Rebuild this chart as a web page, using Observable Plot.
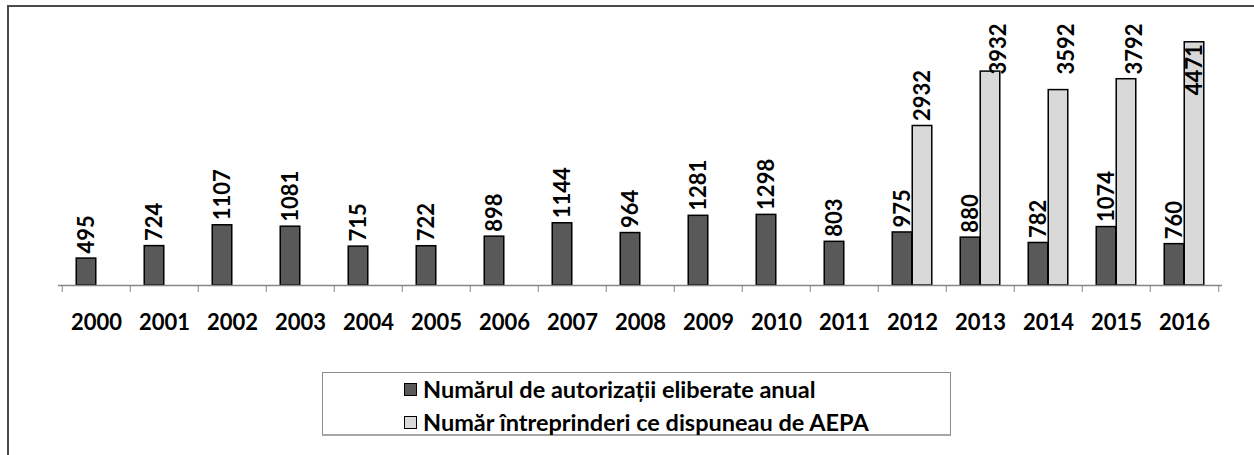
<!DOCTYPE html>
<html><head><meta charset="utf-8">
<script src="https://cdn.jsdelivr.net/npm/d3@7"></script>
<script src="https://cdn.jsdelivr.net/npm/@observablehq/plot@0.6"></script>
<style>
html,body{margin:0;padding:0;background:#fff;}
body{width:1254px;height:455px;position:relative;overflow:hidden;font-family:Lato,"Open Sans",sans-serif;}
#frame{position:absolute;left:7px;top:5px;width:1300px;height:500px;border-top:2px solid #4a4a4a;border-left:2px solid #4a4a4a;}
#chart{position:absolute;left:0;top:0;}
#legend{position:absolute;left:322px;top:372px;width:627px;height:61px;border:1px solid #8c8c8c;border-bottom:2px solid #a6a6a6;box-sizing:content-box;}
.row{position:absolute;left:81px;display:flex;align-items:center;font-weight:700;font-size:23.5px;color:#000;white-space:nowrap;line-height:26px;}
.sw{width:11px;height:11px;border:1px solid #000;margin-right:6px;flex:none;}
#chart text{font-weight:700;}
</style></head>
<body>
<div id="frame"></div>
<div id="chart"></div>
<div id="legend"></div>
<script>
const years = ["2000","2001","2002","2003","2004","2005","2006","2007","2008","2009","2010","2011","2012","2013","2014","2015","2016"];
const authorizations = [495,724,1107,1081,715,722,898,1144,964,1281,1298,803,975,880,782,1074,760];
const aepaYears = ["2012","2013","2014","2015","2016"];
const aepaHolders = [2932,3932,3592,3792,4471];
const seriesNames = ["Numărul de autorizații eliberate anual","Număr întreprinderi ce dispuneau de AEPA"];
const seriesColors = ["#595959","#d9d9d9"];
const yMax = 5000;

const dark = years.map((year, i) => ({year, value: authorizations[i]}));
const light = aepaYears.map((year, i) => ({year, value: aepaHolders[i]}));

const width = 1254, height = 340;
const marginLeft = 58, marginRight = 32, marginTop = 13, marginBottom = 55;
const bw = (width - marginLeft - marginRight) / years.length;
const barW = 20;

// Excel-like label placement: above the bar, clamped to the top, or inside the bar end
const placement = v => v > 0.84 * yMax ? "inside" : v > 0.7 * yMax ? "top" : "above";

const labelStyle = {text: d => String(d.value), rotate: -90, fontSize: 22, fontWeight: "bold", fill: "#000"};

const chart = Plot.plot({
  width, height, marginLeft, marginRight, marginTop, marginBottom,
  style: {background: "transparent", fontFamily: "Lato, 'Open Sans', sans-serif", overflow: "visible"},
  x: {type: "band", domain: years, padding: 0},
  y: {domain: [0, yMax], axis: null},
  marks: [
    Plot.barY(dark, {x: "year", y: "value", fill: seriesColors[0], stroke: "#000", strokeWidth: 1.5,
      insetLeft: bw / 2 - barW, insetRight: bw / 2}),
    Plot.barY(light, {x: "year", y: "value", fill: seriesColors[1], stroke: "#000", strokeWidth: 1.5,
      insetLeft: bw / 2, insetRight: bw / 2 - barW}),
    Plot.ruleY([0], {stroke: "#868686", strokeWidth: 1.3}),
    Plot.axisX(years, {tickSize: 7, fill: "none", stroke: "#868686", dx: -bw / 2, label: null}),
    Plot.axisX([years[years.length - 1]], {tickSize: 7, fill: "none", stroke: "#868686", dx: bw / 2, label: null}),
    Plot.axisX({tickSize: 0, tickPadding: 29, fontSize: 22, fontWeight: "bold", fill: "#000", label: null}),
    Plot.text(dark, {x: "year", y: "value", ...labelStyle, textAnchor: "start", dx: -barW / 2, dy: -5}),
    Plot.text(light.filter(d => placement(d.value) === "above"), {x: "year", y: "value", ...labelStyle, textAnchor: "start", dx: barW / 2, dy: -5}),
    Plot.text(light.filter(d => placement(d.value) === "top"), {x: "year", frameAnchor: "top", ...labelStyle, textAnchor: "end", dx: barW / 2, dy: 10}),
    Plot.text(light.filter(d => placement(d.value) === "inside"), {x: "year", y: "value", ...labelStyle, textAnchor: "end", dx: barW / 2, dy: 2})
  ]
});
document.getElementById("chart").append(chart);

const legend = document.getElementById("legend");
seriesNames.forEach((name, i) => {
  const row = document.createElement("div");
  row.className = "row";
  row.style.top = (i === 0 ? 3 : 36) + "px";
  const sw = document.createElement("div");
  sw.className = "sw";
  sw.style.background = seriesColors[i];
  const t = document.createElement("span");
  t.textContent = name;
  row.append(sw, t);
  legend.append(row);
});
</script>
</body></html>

■ ■ ■ ■ ■ ■ ■

TASK GOAL:
Look for the word "chart" and return every line where it occurs.

THE COMPLETED TASK:
Rebuild this chart as a web page, using Observable Plot.
#chart{position:absolute;left:0;top:0;}
#chart text{font-weight:700;}
<div id="chart"></div>
const chart = Plot.plot({
document.getElementById("chart").append(chart);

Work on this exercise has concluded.